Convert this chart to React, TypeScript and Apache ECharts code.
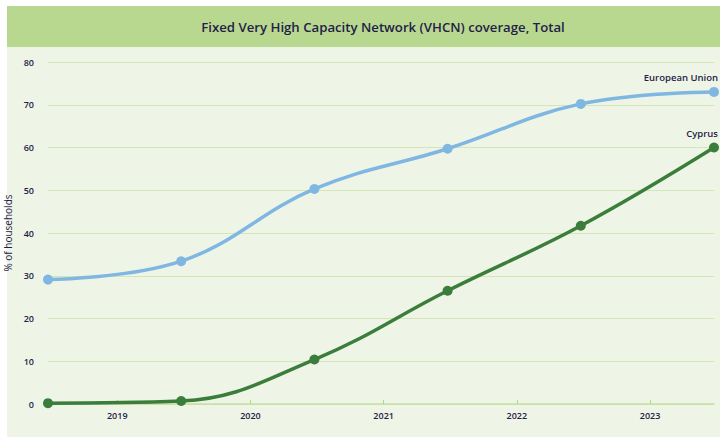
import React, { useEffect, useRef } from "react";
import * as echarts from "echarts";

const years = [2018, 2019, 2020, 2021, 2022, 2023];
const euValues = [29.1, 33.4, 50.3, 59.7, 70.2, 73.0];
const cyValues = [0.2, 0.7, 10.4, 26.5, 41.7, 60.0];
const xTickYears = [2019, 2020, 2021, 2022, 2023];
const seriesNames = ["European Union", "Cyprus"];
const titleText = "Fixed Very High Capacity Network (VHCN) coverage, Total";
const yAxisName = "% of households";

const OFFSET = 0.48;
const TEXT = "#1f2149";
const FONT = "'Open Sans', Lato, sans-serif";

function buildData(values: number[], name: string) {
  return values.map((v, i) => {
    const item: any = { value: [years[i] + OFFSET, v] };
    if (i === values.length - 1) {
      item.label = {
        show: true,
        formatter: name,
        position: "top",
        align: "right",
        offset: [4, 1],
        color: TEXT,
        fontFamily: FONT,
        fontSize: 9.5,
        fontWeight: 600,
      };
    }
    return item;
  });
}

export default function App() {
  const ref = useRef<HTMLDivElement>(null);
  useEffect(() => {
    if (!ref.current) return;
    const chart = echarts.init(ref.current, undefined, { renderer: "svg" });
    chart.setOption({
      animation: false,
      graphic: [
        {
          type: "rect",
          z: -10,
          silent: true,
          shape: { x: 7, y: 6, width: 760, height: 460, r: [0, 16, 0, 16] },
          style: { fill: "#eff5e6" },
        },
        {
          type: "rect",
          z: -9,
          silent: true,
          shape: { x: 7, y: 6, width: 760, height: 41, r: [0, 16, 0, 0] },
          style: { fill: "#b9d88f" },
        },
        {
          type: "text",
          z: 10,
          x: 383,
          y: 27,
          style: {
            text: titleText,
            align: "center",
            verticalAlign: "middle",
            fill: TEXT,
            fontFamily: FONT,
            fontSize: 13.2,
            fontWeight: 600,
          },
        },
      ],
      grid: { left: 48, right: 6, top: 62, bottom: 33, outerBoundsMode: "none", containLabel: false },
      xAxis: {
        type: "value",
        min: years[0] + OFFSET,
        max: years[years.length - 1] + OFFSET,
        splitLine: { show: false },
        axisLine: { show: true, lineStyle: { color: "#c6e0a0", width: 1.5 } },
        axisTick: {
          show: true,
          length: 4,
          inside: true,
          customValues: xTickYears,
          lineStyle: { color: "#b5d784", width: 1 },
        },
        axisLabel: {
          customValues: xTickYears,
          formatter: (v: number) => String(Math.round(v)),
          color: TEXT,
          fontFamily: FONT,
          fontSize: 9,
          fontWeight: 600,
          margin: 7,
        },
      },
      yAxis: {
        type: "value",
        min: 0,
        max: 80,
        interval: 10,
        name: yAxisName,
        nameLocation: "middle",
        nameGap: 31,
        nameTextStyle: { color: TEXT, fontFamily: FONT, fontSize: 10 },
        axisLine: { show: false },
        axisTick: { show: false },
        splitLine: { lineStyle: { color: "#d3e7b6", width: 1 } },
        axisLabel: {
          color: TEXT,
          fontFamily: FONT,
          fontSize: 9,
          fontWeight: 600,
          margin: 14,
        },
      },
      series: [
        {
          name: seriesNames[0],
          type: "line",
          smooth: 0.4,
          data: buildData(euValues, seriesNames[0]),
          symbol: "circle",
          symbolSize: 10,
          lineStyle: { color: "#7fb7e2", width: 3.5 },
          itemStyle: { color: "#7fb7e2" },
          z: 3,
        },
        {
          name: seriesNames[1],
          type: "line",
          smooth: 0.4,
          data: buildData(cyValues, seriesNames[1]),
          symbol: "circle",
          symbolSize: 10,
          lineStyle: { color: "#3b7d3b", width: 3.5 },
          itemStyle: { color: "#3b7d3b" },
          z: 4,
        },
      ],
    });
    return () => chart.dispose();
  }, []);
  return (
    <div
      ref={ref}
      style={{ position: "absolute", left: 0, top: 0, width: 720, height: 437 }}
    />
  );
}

------------------------------

Exactly restate the lines from the beginning of the data through the line with "import * as", and no others, keeping pictures out.

Convert this chart to React, TypeScript and Apache ECharts code.
import React, { useEffect, useRef } from "react";
import * as echarts from "echarts";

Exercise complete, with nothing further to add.